Hacker News new | ask | show | jobs
by samwillis 1258 days ago
robots.txt is not legally binding, neither are the "terms" on a website when it come to screen scraping or automated access.

A "robots.txt for AI" would be nothing other than a polite request that will be ignored by the vast majority of organisations.

Under the current understanding of the law and copyright, the only preventative measure is putting content behind a wall with an explicit user agreement to access it. Effectively, if it's readable by a human without having to actively agree to a license, it can be scraped and used for any purpose, as long as it's not reproduced verbatim.

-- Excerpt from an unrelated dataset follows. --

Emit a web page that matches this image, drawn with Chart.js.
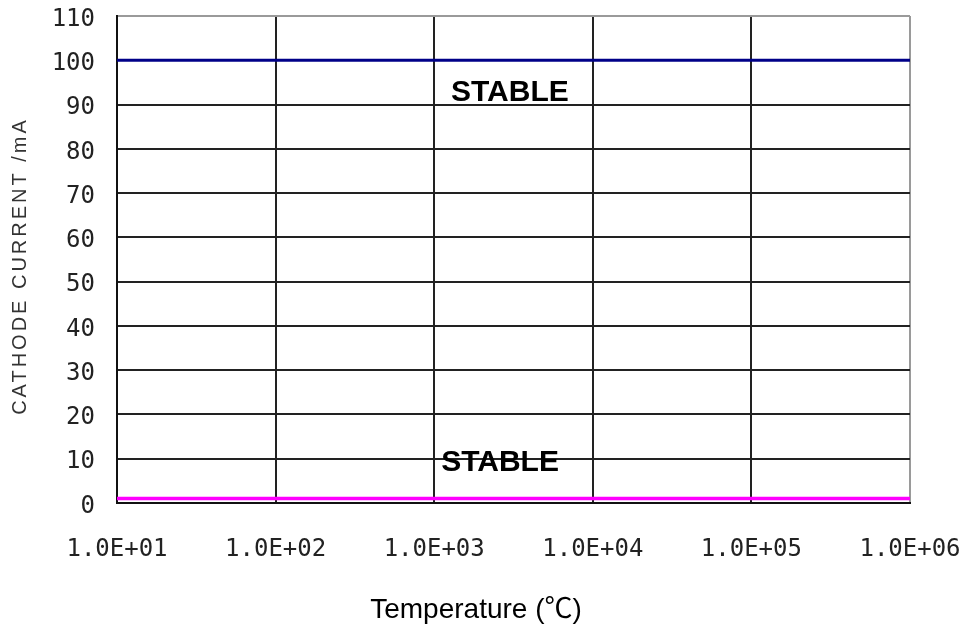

What we need is a better understanding of Copywright and data mining in law. We need test cases.

2 comments

Putting your content behind a login of some kind does mean you can bind people to terms though. I suspect what we'll start seeing happen is that places where artists/writers/etc congregate will start requiring authentication and agreement to some terms to even see things.
Exactly, and sadly thats what's coming, more walls between users and content.

Those annoying cookie banners, thats just the beginning, all websites will eventually have an explicit license wall to access them.

Even if it's not legally binding, it will be, and should be embarrassing for a big corp to do things that they are specifically not asked to do.

For example, Google doesn't really surface those pages hidden by robots.txt, even if they can.